The German Shoe Museum in Hauenstein documents the manufacture of shoes, in earlier times a very common activity in the Pirmasens area, and set it within the larger industrial and socio-historical context. In the building of a former shoe factory, old shoe-making machinery and other manufacturing technology may be viewed and the changes in shoe production experienced vividly (see the history of settlement)

Interesting insights into the sorts of old trades and crafts that used to be found in the Palatinate Forest, are provided by several museums, including the Brushmakers' Museum (Bürstenbindermuseum) in Ramberg; this uses a variety of exhibits to illustrate the industrial and social development that has taken over the past few centuries in the Ramberg valley.

In the ore mine of St. Anne's Gallery in Nothweiler visitors can join a guided tour of important mining activities and so witness the working conditions of past centuries. This insight may then be enhanced in the Information Centre of the visitor mine.

=== Wildlife parks ===
Over 400 wild animals of 15 European species may be found on the extensive terrain of the Südliche Weinstraße Wildlife Park, and there are also various children-oriented activities. A comparable attraction is the Kurpfalz Park near Wachenheim in the northern Palatine Forest.

=== Aerial cableways ===
The Rietburgbahn, a chairlift up the Rietburg hill near Edenkoben, from where there is a good view of the Rhine Plain, and the Bad Dürkheim Gondola Lift, which from 1973 to 1981 went up the Teufelsstein and which is planned to re-open are two aerial cableways on the eastern edge of the Palatinate Forest.

=== Outdoor recreation ===

Climbers at the foot of the Pferchfeldturm

The Palatinate Forest is an attractive region for hiking, offering an extensive network of trails.

In 2005, the Palatine Forest Mountain Bike Park, a route network for mountainbiking, was developed in the centre of the region.

Climbers appreciate the red sandstone rocks in the Dahner Felsenland.

== Walking ==
Since the beginning of the last century, the Palatine Forest has developed into a very popular walking region, thanks to its natural landscape attractions, its cultural heritage and good infrastructure, primarily created by the Palatine Forest Club. It offers over 100 managed walking huts and similar facilities run by volunteers of the Palatine Forest Club and the Friends of Nature. The walking support centres are often only accessible on foot and mainly open at weekends.

=== Walking routes ===

A cairn used as a waypoint on an unsigned path to the forest house of Lambertskreuz

The mountain range is criss-crossed by a dense network of signed trails, over 12,000 kilometres in overall length, most of which were established by volunteers of the Palatine Forest Club, who continue to maintain them. These include several important international and national long-distance paths that link the forest to the European and national networks of long-distance trails.

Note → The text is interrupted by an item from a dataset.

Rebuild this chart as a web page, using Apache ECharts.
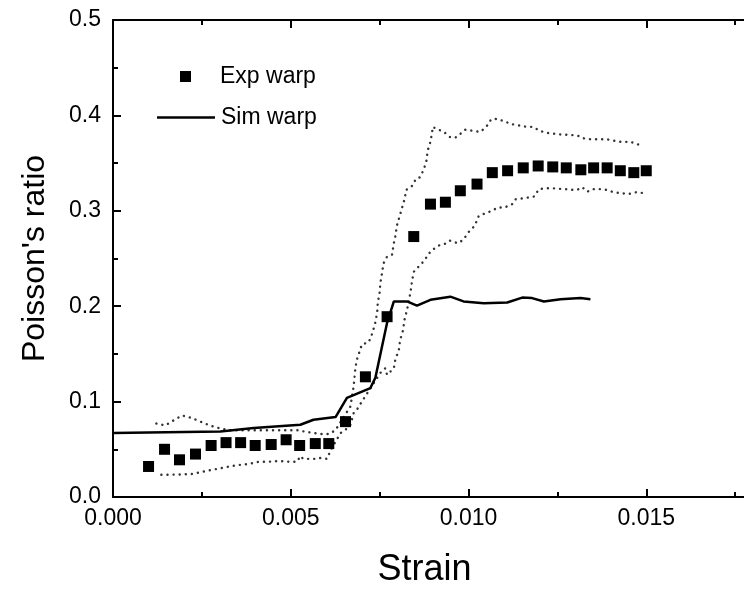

Well known examples include the Palatine St. James Way (waymark: scallop on blue field), the Pirmasens – Belfort long-distance path (waymark: yellow bar) or the Franconia-Hesse-Palatinate (Franken – Hessen – Kurpfalz) long-distance path (waymark: red cross). These main walking routes are complemented by a multitude of regional footpaths of varying length (both linear and circular trails), which include themed walks (e. g. forest educational trails), rock trails (e. g. the Rodalber Felsenweg), river and lakeside trails (e. g. the Brunnenweg near Heltersberg etc.) and the so-called "premium" or "predicate" trails initiated by the Palatine Tourist Board (e. g. Pfälzer Waldsteig or Felsenland Sagenweg etc.). Cross-border hikes are also easily possible in the bunter sandstone hills, because the Palatine Forest Club and its French counterpart the Vosges Club (French: Club Vosgien) have developed almost identical waymarking systems since their foundation over 100 years (e. g. dots, bars, crosses and diamonds of different colours) and in the border region have developed a dense common network of footpaths. In doing so, both clubs have been careful to ensure that, where possible, the routes do not follow "forest motorways" but use narrow footpaths and mountain paths.

=== Viewing points ===
Thanks to its rich tapestry of countryside the Palatine Forest has a large number of varied viewing points:

==== Viewing towers ====

The Luitpold Tower on the Weißenberg mountain

In the northeastern part of the range the following destinations are worth mentioning: the Eckkopf Tower (near Deidesheim), Bismarck Tower (near Bad Dürkheim) and the observation tower on the Weinbiet. The visitor has a good all-round view, especially to the north and east that reaches as far as the Odenwald.
In the central and southern part of the range, examples of good viewing towers include the Schänzel on the Steigerkopf, the Rehberg and its tower near Annweiler and the Stäffelsberg Tower near Dörrenbach. The summit pyramid of the Rehberg is especially well known for its panoramic views (see the image in the section above). Representative of the central Palatine Forest are the tower on the Schindhübel near Iggelbach, the one on the Eschkopf and especially the Luitpold Tower near Hermersbergerhof, which offers the most extensive panoramic view of the Palatine Forest by far. According to precise geometric research by Lang over 350 hill and mountain tops may be seen from this point.

==== Rock formations ====
The best known rock formations are the Drachenfels ("Dragon Rock") between the Isenach and Speyerbach valleys and especially the Orensfels near Albersweiler, from which there is an outstanding view over the southeast Wasgau and the county of Südliche Weinstraße. On the Kirschfelsen ("Cherry Rock", near Annweiler Forsthaus) seating has been installed from which the visitor can enjoy a "natural opera" as if in an open-air theatre. The Buhlsteine rocks near Busenberg have an alpine feel, as does the Hühnerstein near Hauenstein, which has been made accessible with ladders and railings and may be climbed with appropriate care.

==== Castles ====
Whilst the Rietburg above Rhodt offers an "observation platform" over the Rhine plain, the rock castles of the Wasgau, e. g. the castle trinity of Trifels, Anebos and Scharfenberg near Annweiler and Lindelbrunn near Vorderweidenthal, enable the variety of the Palatine bunter sandstone hills to be experienced. A 360° panorama of the German and French Wasgau is offered by the Wegelnburg, the highest castle ruins in the Palatinate, near Schönau, and from Gräfenstein Castle near Merzalben the visitor has a good view of the core zone of the biosphere reserve in the western Palatine Forest (see the Castles section).